Hégémonie du moteur diesel : la prochaine alerte sanitaire viendra-t-elle de nos voitures ?

Si la forte part du nucléaire est une spécificité française, la forte diésélisation du parc automobile en est une autre : depuis presque 10 ans, plus des deux tiers des véhicules particuliers vendus en France fonctionnent au gazole.

Par Thibault Ben Ben Khelil Modifié le 14 février 2013 à 10 h 43

Si la forte part du nucléaire est une spécificité française, la forte diésélisation du parc automobile en est une autre : depuis presque 10 ans, plus des deux tiers des véhicules particuliers vendus en France fonctionnent au gazole.

Pour les constructeurs, le diesel ne représente que des avantages : fiscalité avantageuse en fonction du volume, bonne densité énergétique, moins de COque l’essence ce qui permet d’atteindre leurs objectifs européens (130 gCO2/km en 2015, 95 gCO2/km en 2020 pour les véhicules neufs vendus).

Cette vision cependant est loin d’être exhaustive : l’avantage CO2 du diesel est faible (environ 15% d’émissions en moins) et les véhicules diesel sont les principaux responsables de la mauvaise qualité de l’air, surtout en milieu urbain. Ces derniers peuvent représenter en ville jusqu’à 85% des oxydes d’azote (NOx) émis et 65% des particules, avec des conséquences graves sur la santé : maladies respiratoires, cancers du poumon, inflammations chroniques, maladies cardio-vasculaires. La situation est réellement préoccupante : depuis aujourd’hui, les gaz issus de moteurs diesel sont même classés cancérigènes certains (classe C1) et non plus probables. Et  même si la France a mis en place un plan Particules visant à réduire de 30% les émissions de particules fines d’ici à 2015, elle est poursuivie depuis 2011 par la Commission Européenne pour non-respect des valeurs limites de qualité de l’air applicables aux particules.

Certes, le diesel est loin d’être le seul responsable des émissions de ces polluants. Il n’empêche que cette « gigantesque bombe à retardement » (expression de Bruno Guibeaud, président d’Europe Qualité Expertise, qui a relancé le débat début juin) bénéficie de conditions fiscales plus que favorables depuis des années. Les incitations fiscales, à l’image du bonus malus sur les véhicules neufs, ne tiennent compte que des émissions de CO2 et jamais de l’impact sanitaire. Même au niveau européen, tout rééquilibrage de la fiscalité des carburants en faveur de l’essence est systématiquement écarté par les députés, protecteurs de leur industrie automobile.

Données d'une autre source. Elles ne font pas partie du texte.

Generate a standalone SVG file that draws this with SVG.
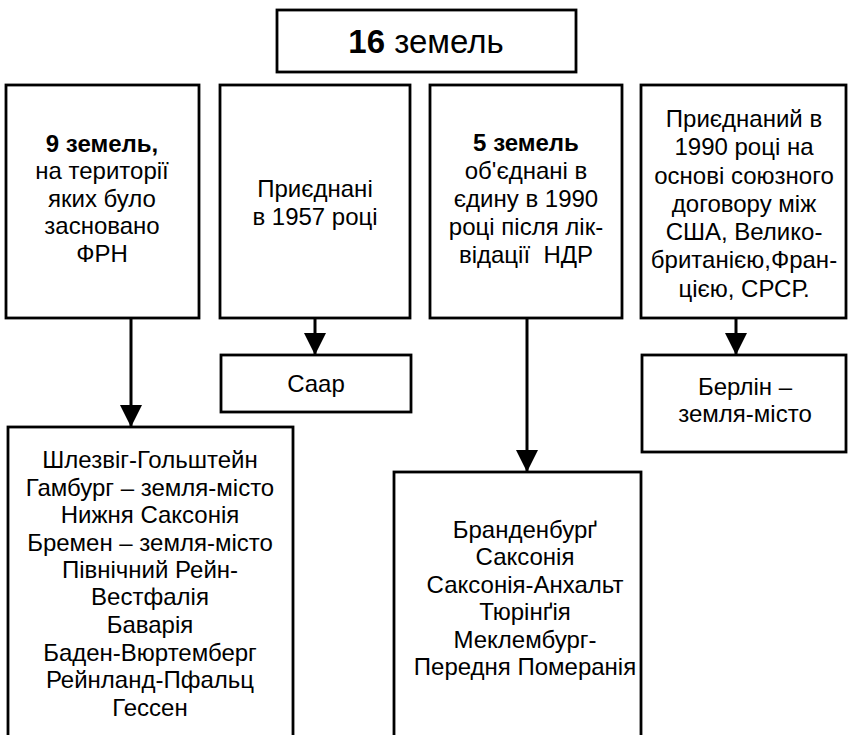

Certains rêvent du diesel propre mais, dans la pratique, cela apparaît très compliqué. Les filtres à particules, généralisés depuis 2009, ne remplissent pas leurs promesses : ils perdent souvent leur efficacité au fur et à mesure de l’usage, sont peu efficaces pour les plus fines particules et sont peu adaptés aux courts trajets urbains qui favorisent l’encrassement du filtre. Quant aux normes Euro qui rendent obligatoires la limitation des émissions et dont la sévérité va croissant, elles rendent la dépollution de l’échappement, notamment le traitement des NOx, de plus en plus chère. Les véhicules diesel sont ainsi de moins en moins compétitifs avec les véhicules essence.

Pourtant, l’industrie automobile française, et plus largement européenne, ne manque pas d’atouts pour respecter ses objectifs européens sans créer de polémique sanitaire. L’optimisation des moteurs essence (de la réduction de la cylindrée à la turbocompression) représente des pistes intéressantes de réduction des émissions de CO2 du transport, en attendant la démocratisation et la popularisation des solutions électrifiées, de l’hybride rechargeable au tout électrique.

Du côté des pouvoirs publics, il faudra avoir le courage de montrer l’exemple en mettant en œuvre les expérimentations de zones d’actions prioritaires pour l’air (ZAPA) prévues par le Grenelle 2 et en écartant ainsi les plus anciens véhicules diesel des centres-villes. Les conducteurs doivent également être mieux informés sur les impacts sanitaires du diesel.

Une réforme globale de la fiscalité des véhicules et des carburants est enfin indispensable. Comment comprendre que des gaz cancérigènes certains soient favorisés quand d’autres solutions compétitives existent ? Réforme du bonus malus automobile intégrant la différence essence / diesel, prime à la casse avec des conditions strictes pour favoriser l’abandon d’anciens véhicules diesel et l’achat de véhicules neufs efficaces essence ou hybrides, fin de l’avantage fiscal du gazole aux niveaux français et européen : les pistes sont nombreuses, applicables dès maintenant, mais doivent devenir autant de priorités.

On ne pourra pas dire qu’on ne savait pas.